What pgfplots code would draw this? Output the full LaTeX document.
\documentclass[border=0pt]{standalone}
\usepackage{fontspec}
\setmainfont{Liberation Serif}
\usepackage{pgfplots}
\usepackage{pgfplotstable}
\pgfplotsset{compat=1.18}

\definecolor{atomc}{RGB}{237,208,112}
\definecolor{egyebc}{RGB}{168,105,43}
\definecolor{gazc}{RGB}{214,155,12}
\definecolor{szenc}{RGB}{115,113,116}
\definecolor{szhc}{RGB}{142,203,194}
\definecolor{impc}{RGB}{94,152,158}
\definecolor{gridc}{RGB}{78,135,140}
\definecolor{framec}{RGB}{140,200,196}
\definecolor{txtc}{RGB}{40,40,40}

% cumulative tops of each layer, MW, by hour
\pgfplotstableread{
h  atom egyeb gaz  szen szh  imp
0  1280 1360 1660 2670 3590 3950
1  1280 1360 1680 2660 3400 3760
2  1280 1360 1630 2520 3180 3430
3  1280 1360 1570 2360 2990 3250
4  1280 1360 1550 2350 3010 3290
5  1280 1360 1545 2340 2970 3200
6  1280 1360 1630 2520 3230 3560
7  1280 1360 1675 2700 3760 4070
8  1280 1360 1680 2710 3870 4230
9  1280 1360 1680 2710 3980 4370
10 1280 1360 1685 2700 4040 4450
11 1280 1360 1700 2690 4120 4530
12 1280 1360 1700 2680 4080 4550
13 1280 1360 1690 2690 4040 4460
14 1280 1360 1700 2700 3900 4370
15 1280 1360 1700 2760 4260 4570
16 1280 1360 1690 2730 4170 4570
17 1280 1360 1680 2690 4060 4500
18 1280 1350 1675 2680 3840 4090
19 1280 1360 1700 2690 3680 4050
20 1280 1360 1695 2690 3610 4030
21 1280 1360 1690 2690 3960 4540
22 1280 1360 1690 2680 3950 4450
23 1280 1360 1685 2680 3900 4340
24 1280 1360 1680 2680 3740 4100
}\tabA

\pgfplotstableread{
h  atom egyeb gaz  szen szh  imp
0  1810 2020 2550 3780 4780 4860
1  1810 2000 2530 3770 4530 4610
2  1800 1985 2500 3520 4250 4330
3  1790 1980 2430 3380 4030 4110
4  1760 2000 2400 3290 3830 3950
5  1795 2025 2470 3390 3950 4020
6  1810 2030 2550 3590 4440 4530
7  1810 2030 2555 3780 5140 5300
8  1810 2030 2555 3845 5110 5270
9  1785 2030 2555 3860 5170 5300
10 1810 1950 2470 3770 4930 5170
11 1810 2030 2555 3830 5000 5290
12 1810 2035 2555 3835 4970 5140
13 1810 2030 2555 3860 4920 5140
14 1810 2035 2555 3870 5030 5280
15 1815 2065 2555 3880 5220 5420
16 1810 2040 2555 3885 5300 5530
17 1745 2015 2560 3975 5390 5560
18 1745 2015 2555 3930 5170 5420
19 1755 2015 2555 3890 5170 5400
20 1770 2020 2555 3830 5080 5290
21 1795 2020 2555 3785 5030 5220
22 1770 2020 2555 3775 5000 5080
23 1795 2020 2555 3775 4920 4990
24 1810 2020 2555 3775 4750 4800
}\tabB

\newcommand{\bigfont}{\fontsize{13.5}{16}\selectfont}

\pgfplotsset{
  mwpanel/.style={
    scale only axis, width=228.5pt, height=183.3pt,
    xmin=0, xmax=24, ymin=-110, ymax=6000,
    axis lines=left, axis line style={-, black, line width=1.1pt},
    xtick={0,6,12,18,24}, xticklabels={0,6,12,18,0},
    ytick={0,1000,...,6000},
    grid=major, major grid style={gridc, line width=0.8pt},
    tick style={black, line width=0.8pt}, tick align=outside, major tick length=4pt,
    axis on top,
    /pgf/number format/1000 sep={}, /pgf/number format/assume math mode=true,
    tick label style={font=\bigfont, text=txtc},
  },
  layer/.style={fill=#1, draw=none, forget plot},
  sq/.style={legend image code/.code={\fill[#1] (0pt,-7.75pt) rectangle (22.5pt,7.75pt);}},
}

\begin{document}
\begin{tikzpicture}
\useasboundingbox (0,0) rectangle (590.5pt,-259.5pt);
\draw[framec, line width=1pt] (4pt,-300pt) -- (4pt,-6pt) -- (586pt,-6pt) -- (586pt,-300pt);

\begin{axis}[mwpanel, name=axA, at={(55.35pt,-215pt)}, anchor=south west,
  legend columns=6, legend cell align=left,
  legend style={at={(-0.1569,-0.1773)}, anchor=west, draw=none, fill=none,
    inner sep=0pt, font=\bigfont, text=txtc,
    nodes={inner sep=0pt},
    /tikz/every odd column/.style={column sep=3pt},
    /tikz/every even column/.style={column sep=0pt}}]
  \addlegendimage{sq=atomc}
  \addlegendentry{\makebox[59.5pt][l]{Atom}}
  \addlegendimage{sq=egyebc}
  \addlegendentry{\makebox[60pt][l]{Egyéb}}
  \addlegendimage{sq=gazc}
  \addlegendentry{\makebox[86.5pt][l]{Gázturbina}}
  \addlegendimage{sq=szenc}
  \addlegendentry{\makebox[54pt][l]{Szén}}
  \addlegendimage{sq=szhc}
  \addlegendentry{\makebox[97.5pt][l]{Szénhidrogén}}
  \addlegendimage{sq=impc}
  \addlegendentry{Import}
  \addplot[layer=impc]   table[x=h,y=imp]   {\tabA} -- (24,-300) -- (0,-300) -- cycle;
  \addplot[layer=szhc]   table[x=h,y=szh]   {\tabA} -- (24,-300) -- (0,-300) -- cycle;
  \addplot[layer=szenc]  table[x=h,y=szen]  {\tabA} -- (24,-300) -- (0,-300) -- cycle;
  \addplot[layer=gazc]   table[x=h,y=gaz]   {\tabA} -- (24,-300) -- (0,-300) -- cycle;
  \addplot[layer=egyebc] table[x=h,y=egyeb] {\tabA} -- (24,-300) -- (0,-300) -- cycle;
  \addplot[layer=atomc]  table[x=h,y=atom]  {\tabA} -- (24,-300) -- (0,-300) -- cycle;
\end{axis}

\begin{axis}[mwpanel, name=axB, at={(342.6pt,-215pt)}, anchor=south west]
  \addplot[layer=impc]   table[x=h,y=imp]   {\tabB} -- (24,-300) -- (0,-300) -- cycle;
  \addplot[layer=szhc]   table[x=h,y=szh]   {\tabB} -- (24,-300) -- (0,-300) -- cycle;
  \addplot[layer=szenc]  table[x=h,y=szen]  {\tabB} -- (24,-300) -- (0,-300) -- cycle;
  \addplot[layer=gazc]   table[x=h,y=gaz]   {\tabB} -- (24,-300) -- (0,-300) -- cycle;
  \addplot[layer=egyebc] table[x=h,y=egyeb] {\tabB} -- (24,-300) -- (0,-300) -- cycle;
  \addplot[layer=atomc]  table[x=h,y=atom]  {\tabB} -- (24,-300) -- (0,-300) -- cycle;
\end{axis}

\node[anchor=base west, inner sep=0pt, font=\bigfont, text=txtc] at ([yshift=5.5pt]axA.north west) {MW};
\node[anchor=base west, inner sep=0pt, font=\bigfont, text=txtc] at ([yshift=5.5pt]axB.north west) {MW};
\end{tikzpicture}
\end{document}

# # # # # # #

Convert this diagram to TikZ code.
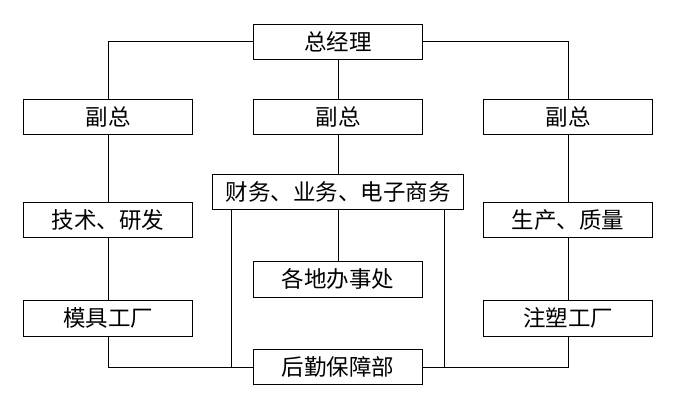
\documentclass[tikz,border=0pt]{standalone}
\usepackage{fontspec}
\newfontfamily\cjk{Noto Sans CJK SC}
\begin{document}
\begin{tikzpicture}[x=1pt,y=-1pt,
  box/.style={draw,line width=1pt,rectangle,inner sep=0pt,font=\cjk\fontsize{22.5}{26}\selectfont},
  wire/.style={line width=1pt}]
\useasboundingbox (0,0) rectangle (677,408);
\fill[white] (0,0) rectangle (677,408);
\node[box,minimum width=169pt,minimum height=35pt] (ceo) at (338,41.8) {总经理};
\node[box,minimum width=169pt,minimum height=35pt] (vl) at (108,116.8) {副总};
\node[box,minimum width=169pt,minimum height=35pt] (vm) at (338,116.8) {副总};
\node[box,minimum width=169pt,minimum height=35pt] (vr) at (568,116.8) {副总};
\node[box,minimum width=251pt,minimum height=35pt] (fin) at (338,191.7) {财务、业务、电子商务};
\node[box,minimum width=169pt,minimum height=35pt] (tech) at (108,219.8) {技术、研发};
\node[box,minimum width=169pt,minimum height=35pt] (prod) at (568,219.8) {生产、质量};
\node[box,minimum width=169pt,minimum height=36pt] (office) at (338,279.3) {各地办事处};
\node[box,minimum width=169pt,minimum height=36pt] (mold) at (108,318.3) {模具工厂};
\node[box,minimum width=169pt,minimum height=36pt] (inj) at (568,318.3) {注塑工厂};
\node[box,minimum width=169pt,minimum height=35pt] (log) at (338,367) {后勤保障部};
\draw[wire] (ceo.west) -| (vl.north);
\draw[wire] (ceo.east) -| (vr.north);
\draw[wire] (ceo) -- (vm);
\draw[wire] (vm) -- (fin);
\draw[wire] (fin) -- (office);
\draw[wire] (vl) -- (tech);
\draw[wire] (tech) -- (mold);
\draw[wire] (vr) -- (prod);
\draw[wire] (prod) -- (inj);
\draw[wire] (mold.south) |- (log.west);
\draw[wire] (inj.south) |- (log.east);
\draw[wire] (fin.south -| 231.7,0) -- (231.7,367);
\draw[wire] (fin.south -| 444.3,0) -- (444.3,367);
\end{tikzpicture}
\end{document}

# # # # # # #

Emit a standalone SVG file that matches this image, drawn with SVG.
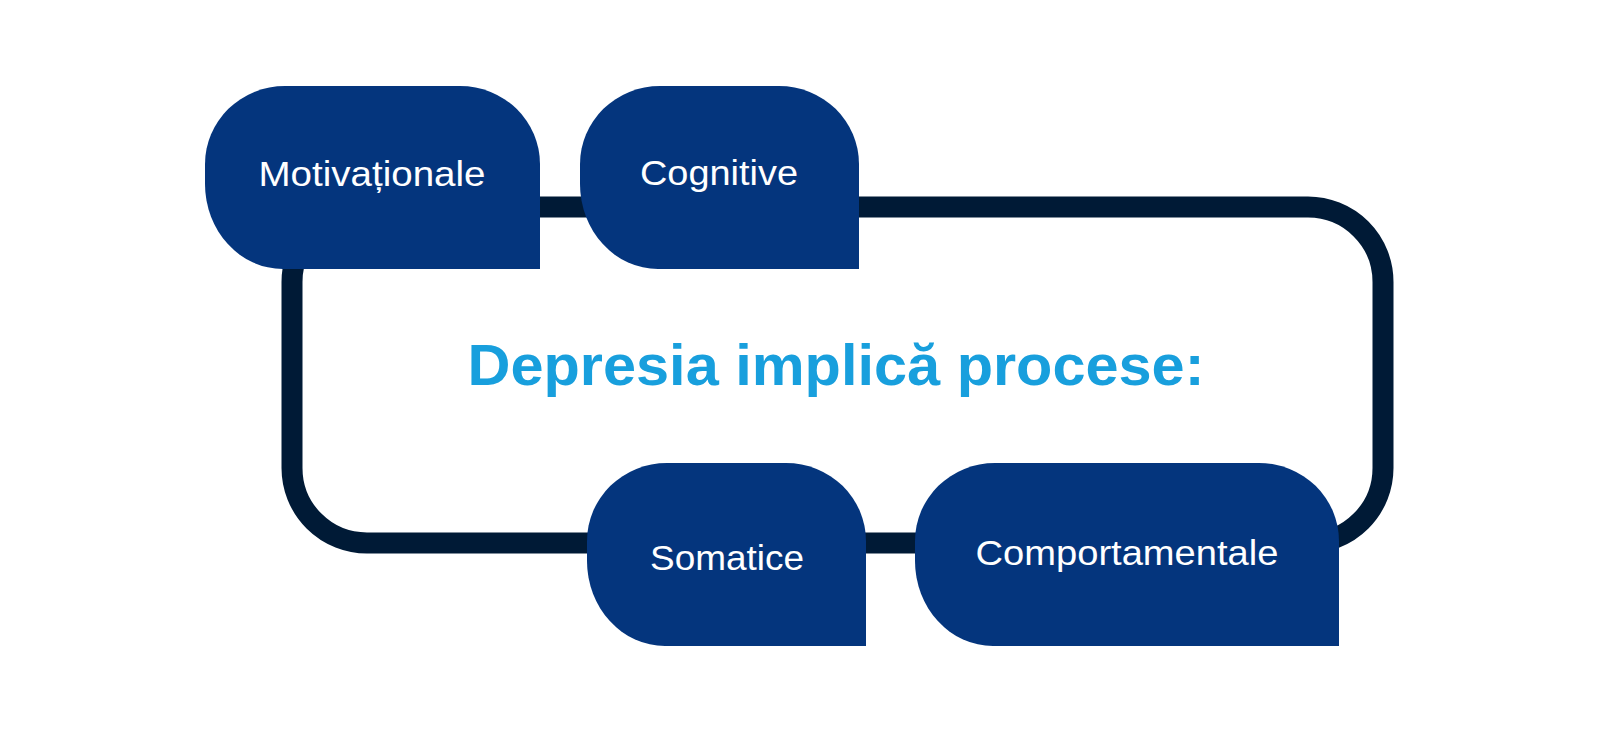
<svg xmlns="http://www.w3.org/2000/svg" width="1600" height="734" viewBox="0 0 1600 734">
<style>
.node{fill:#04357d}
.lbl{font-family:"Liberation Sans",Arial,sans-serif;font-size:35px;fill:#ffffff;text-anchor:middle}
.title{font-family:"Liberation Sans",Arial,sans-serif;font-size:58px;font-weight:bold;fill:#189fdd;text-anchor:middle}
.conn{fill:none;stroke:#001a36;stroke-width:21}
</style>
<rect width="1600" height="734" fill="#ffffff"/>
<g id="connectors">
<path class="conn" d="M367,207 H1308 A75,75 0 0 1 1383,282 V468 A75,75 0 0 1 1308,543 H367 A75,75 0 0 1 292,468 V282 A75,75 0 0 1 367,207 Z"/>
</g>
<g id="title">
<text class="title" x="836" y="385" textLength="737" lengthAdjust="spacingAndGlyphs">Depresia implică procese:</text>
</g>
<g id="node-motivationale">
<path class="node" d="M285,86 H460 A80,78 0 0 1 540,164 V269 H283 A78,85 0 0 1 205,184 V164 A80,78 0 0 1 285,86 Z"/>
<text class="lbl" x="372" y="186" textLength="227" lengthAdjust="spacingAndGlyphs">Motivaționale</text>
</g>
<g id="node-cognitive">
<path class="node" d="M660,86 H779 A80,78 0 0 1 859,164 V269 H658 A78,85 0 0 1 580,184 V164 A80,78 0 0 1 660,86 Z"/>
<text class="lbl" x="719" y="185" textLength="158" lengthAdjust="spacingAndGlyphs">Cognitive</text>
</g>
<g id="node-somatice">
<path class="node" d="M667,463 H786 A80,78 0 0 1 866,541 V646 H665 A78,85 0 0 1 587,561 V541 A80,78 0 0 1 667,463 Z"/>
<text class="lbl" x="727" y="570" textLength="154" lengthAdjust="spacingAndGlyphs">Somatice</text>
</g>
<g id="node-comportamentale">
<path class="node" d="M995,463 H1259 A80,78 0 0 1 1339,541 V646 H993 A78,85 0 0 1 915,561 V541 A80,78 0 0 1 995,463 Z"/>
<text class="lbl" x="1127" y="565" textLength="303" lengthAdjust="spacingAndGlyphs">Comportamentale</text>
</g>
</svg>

# # # # # # #

* TASK REQUIREMENTS
Work out the count of lines containing the word "this", then write only that count.

* EXERCISE OUTPUT
3